To the unobservant eye, it can seem that there is no rhyme or reason as to why some deals are accepted and others declined when it comes to small-ticket transactions.
This article will dispel that thought process. There is certainly a reason why your transaction may be approved or declined by D&D Leasing.
It’s often asked if D&D is a higher-risk funder in the small-ticket space – – not just with regards to the types of deals we buy, but what goes into making those deals creditworthy. In other words: how does one get their deals bought by us?
Ultimately, just like any other funder, D&D needs to ensure it’s going to see the lease contract to fruition. Higher interest rates and personal guarantees can certainly mitigate transactions, but they cannot be the only reason a transaction is written. A failed transaction carries with it stigma, legal issues and the reality that there has been more work on the back end of the transaction then was hoped for. In every instance, it’s in everyone’s best interest to see a client go the full term their lease contract.

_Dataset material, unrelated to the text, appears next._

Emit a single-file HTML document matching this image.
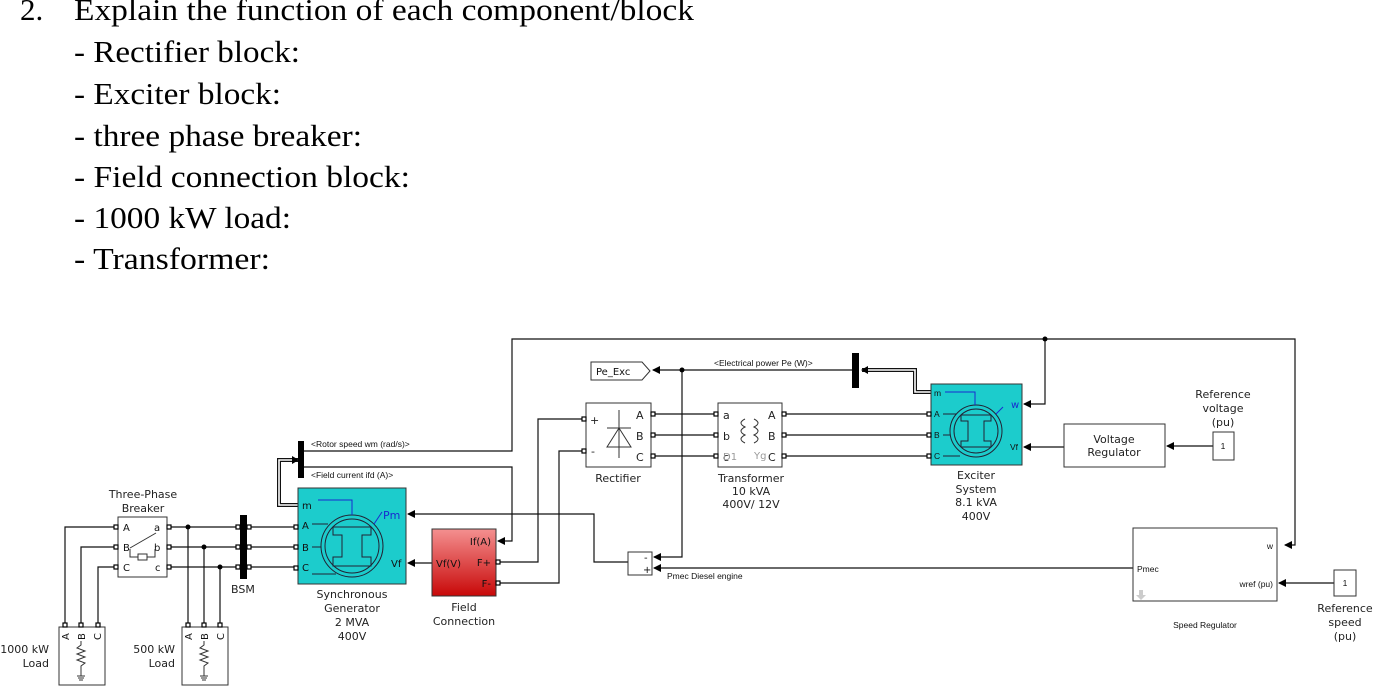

So what does D&D look for in a small-ticket transaction? First and foremost we’re looking for a solid exit strategy; understanding that the above doesn’t always happen, that a client contract doesn’t go all the way through to fruition. There then must be a viable exit strategy on the equipment itself. The assets purchased need to have a value throughout the term of the lease contract and importantly, a solid resale value. Ideally, this resale value should make up the majority of the value of the nullified contract.